Toyota Develops Packaged Fuel Cell System Module to Promote Hydrogen Utilization

Toyota Motor Corporation (Toyota) has developed a product that packages a fuel cell (FC) system into a compact module and plans to begin selling it in the spring of 2021 or later. The new module will be easily utilized by companies that are developing and manufacturing FC products for wide variety of applications, including mobility such as trucks, buses, trains and ships, as well as stationary generators
As various policies for utilizing hydrogen have been adopted in recent years in each country and region and many companies have been entering the market one after another. As a result, the need for hydrogen and FC technologies has been increasing in a variety of applications.
In addition to its effort to popularize FCEVs, Toyota will continue to strengthen its initiatives as an FC system supplier to promote hydrogen utilization through the popularization of FC products together with various FC product companies with the aim of reducing CO2 emissions to curtail global warming and to contribute to the achievement of carbon neutrality.

Toyota will continue to strengthen its initiatives as an FC system supplier to promote hydrogen utilization
Toyota has been taking various initiatives toward the creation of a hydrogen society, such as selling the Mirai FCEV and the SORA FCEV bus, selling FC systems to FC product companies, as well as allowing royalty-free use of its FCEV-related patent licenses. Through these experiences, the company has learned that many companies involved in FC products in a variety of industries are looking for FC systems that can be easily adapted to their own products.

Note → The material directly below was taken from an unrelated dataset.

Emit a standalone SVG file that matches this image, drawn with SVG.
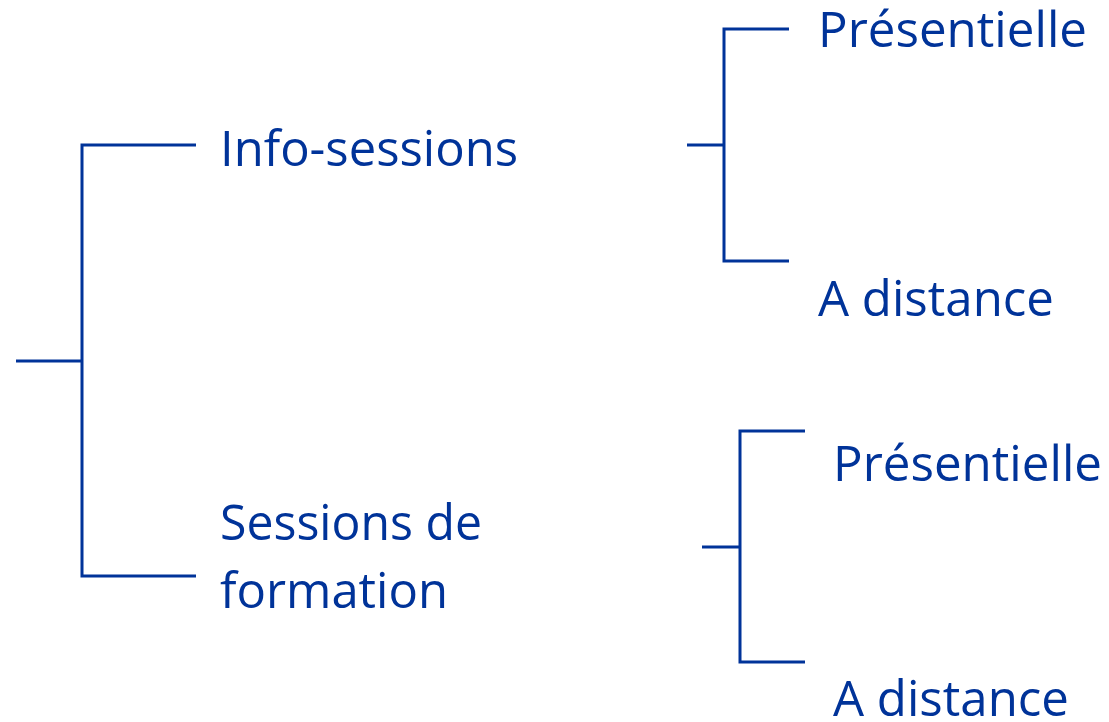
<svg xmlns="http://www.w3.org/2000/svg" width="1109" height="722" viewBox="0 0 1109 722">
<style>
.c{fill:none;stroke:#003399;stroke-width:3;stroke-linecap:butt;stroke-linejoin:miter}
.t{font-family:"Open Sans","Noto Sans","Liberation Sans",sans-serif;font-size:50px;fill:#003399}
</style>
<rect width="1109" height="722" fill="#ffffff"/>
<g id="connectors">
<path class="c" d="M16 361H82M196 145H82V576H196"/>
<path class="c" d="M687 145H724M789 29H724V261H789"/>
<path class="c" d="M702 547H740M805 431H740V662H805"/>
</g>
<g id="n-info"><text class="t" x="220" y="166" textLength="298" lengthAdjust="spacingAndGlyphs">Info-sessions</text></g>
<g id="n-formation"><text class="t" x="220" y="540" textLength="262" lengthAdjust="spacingAndGlyphs">Sessions de</text><text class="t" x="220" y="608" textLength="228" lengthAdjust="spacingAndGlyphs">formation</text></g>
<g id="n-pres1"><text class="t" x="818" y="47" textLength="269" lengthAdjust="spacingAndGlyphs">Présentielle</text></g>
<g id="n-dist1"><text class="t" x="818" y="316" textLength="236" lengthAdjust="spacingAndGlyphs">A distance</text></g>
<g id="n-pres2"><text class="t" x="833" y="481" textLength="269" lengthAdjust="spacingAndGlyphs">Présentielle</text></g>
<g id="n-dist2"><text class="t" x="833" y="716" textLength="236" lengthAdjust="spacingAndGlyphs">A distance</text></g>
</svg>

Therefore, to address these needs, Toyota has developed a product that packages individual FC system-related products of second generation Toyota Mirai with enhanced performance, such as the FC stack, as well as components that handle air supply, hydrogen supply, cooling, and power control, into a single compact module. The new module is available in four models―a vertical type (Type I) and a horizontal type (Type II), with rated output of either 60 kW or 80 kW.
Toyota developed the FC module utilizing technologies it cultivated through its development of FCEVs over many years, as well as the knowledge and expertise accumulated in a variety of usage environments around the world and utilized in the Mirai.